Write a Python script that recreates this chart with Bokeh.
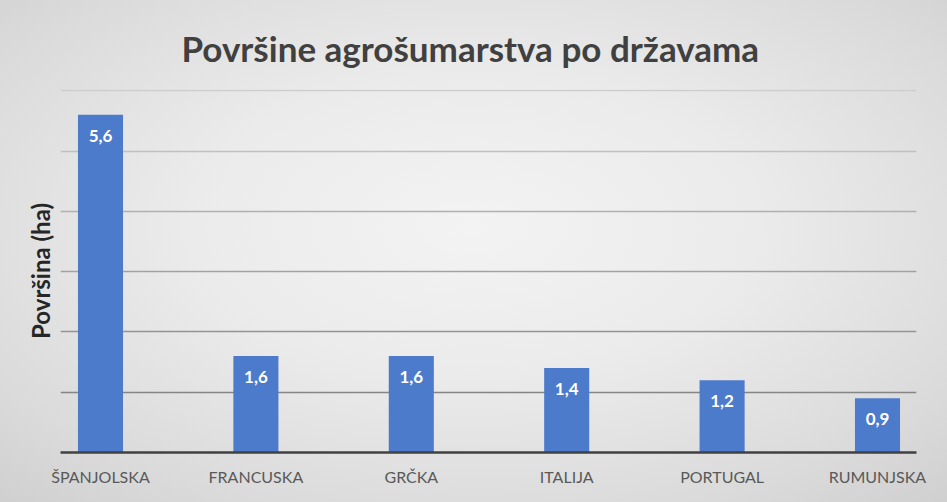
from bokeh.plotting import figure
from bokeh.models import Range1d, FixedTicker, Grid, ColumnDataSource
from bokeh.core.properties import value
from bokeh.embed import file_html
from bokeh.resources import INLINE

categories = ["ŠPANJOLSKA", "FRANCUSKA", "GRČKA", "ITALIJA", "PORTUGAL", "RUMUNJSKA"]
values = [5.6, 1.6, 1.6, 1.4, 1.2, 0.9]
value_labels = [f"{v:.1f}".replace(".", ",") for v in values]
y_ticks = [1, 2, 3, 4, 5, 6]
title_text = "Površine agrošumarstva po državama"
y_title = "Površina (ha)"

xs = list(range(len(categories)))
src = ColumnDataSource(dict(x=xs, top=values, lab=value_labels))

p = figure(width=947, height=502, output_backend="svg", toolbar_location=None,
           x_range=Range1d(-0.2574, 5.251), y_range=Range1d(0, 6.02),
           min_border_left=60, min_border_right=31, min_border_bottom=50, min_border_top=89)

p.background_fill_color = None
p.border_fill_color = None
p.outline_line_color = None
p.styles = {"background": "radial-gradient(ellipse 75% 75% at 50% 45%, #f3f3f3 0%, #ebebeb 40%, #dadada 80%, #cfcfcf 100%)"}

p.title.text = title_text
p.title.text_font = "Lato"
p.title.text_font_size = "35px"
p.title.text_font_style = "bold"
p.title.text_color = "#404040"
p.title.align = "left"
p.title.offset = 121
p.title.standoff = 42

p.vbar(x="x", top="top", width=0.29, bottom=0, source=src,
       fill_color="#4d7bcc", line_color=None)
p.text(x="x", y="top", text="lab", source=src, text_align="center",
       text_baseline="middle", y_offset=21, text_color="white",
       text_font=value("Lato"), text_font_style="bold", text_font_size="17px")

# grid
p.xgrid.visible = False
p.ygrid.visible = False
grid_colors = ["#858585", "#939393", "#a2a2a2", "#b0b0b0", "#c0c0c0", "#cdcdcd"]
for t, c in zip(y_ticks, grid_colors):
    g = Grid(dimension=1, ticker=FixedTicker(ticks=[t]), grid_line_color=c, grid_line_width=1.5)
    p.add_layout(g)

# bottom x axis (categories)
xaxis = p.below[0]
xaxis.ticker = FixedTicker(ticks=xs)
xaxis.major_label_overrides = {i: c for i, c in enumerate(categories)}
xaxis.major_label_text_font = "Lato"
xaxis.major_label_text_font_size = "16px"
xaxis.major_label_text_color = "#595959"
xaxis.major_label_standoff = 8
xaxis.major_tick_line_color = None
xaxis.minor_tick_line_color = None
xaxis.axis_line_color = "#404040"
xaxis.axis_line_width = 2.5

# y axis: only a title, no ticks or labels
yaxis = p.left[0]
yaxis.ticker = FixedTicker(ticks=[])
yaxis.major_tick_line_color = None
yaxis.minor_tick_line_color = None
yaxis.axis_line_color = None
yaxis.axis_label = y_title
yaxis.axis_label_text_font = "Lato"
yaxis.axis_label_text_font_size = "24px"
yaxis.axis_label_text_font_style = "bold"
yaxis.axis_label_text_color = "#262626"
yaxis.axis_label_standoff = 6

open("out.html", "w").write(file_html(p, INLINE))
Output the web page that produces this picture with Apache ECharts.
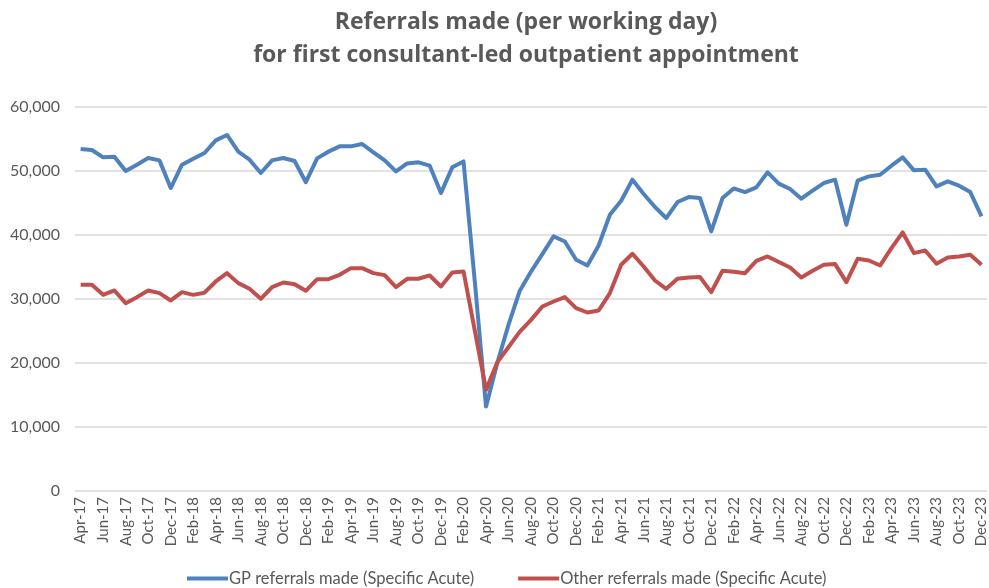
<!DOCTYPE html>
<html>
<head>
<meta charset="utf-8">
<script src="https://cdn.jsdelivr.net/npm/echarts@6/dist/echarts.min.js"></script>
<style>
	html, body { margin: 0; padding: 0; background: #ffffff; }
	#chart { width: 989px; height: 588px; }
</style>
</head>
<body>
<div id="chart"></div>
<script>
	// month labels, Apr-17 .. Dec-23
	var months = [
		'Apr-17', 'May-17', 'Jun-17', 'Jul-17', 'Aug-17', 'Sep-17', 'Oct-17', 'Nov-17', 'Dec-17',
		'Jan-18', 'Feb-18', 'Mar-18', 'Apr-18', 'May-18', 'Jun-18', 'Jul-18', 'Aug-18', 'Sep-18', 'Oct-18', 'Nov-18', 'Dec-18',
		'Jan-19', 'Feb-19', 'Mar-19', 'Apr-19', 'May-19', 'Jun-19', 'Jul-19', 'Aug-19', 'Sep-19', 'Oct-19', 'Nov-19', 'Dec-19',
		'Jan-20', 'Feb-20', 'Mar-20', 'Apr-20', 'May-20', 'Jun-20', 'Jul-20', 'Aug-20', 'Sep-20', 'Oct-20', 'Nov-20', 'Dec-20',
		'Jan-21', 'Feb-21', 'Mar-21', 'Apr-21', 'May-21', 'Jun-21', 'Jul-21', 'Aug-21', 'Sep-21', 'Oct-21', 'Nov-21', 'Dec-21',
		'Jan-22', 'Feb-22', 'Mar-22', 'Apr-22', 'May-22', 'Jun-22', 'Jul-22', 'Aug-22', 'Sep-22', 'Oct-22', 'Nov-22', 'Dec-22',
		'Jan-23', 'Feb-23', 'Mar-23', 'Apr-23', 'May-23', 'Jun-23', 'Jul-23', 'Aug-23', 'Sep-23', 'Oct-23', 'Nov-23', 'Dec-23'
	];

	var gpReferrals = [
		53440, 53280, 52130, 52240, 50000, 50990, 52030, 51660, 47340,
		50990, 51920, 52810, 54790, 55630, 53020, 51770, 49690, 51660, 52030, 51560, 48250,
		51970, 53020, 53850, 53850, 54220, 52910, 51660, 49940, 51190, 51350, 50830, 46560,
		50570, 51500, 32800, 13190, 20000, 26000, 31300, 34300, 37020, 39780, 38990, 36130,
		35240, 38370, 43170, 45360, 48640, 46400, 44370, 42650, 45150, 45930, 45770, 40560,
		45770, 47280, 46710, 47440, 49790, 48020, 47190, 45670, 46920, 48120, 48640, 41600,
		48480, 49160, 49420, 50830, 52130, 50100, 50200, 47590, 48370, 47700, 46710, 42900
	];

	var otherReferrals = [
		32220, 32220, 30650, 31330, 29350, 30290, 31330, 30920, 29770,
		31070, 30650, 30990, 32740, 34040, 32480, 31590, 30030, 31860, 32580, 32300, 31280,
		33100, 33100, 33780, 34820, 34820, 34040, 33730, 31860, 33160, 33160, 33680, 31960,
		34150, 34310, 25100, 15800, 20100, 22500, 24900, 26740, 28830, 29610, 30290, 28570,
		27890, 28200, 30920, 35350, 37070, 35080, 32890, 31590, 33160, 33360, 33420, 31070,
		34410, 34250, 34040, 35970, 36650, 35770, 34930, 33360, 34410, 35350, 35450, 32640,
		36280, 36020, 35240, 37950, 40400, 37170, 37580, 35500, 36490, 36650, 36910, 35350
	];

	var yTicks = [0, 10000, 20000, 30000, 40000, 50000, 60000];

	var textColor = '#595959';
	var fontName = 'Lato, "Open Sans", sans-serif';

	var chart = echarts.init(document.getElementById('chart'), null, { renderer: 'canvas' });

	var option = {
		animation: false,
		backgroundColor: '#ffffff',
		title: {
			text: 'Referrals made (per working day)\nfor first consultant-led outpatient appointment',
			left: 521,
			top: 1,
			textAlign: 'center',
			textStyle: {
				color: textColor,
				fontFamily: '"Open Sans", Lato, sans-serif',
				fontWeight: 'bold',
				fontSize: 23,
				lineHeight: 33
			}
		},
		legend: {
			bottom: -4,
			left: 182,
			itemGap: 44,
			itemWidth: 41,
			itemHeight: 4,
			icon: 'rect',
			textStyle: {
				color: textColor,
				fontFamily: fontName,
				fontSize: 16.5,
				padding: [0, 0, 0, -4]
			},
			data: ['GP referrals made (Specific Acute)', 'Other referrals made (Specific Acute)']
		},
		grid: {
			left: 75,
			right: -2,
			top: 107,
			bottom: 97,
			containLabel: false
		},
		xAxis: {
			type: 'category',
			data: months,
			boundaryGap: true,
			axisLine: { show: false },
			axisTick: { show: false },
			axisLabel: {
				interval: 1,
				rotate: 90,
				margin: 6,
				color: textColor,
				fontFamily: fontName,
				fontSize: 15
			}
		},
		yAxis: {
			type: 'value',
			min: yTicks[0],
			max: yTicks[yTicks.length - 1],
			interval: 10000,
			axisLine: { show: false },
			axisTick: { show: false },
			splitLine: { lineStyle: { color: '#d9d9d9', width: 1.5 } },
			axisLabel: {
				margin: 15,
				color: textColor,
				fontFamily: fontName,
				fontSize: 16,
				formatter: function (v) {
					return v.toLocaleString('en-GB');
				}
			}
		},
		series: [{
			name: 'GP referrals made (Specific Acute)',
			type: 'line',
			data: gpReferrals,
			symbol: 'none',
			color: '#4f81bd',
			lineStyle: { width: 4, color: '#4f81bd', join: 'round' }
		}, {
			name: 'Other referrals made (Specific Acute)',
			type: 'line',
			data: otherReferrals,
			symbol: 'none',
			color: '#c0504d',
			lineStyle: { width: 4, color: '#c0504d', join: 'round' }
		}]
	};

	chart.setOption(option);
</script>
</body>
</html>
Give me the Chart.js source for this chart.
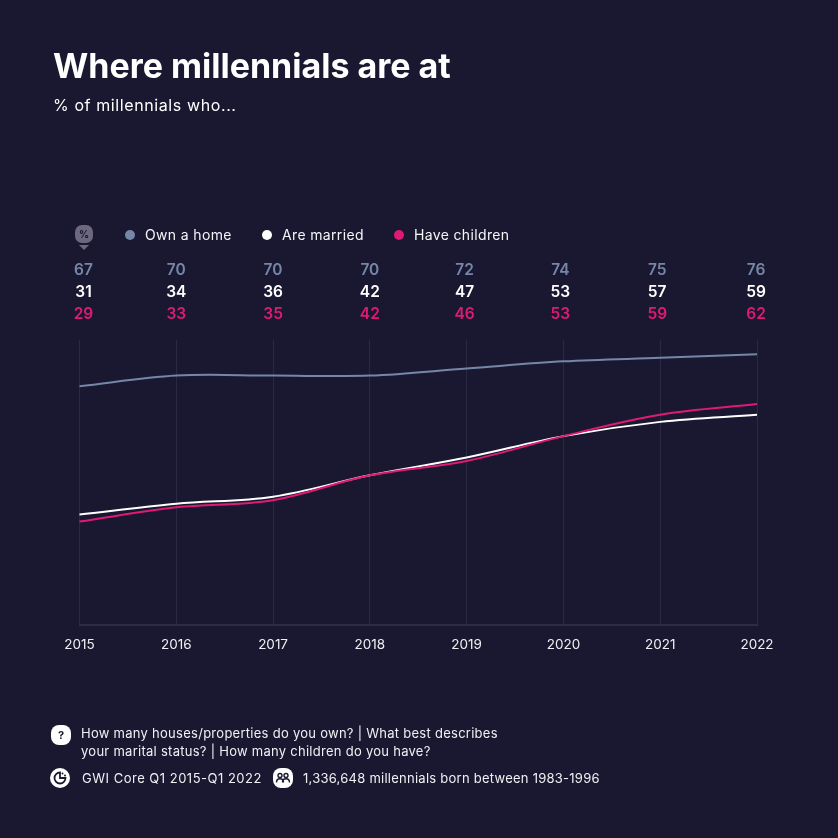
────────
◆ **Challenge**
With all pictures left out, please transcribe exactly the lines from the start of the material through the line with "from bokeh.resources import INLINE".

◆ **Correct response**
Write a Python script that recreates this chart with Bokeh.
from bokeh.plotting import figure
from bokeh.models import Range1d, FixedTicker, Grid, ColumnDataSource
from bokeh.core.properties import value
from bokeh.embed import file_html
from bokeh.resources import INLINE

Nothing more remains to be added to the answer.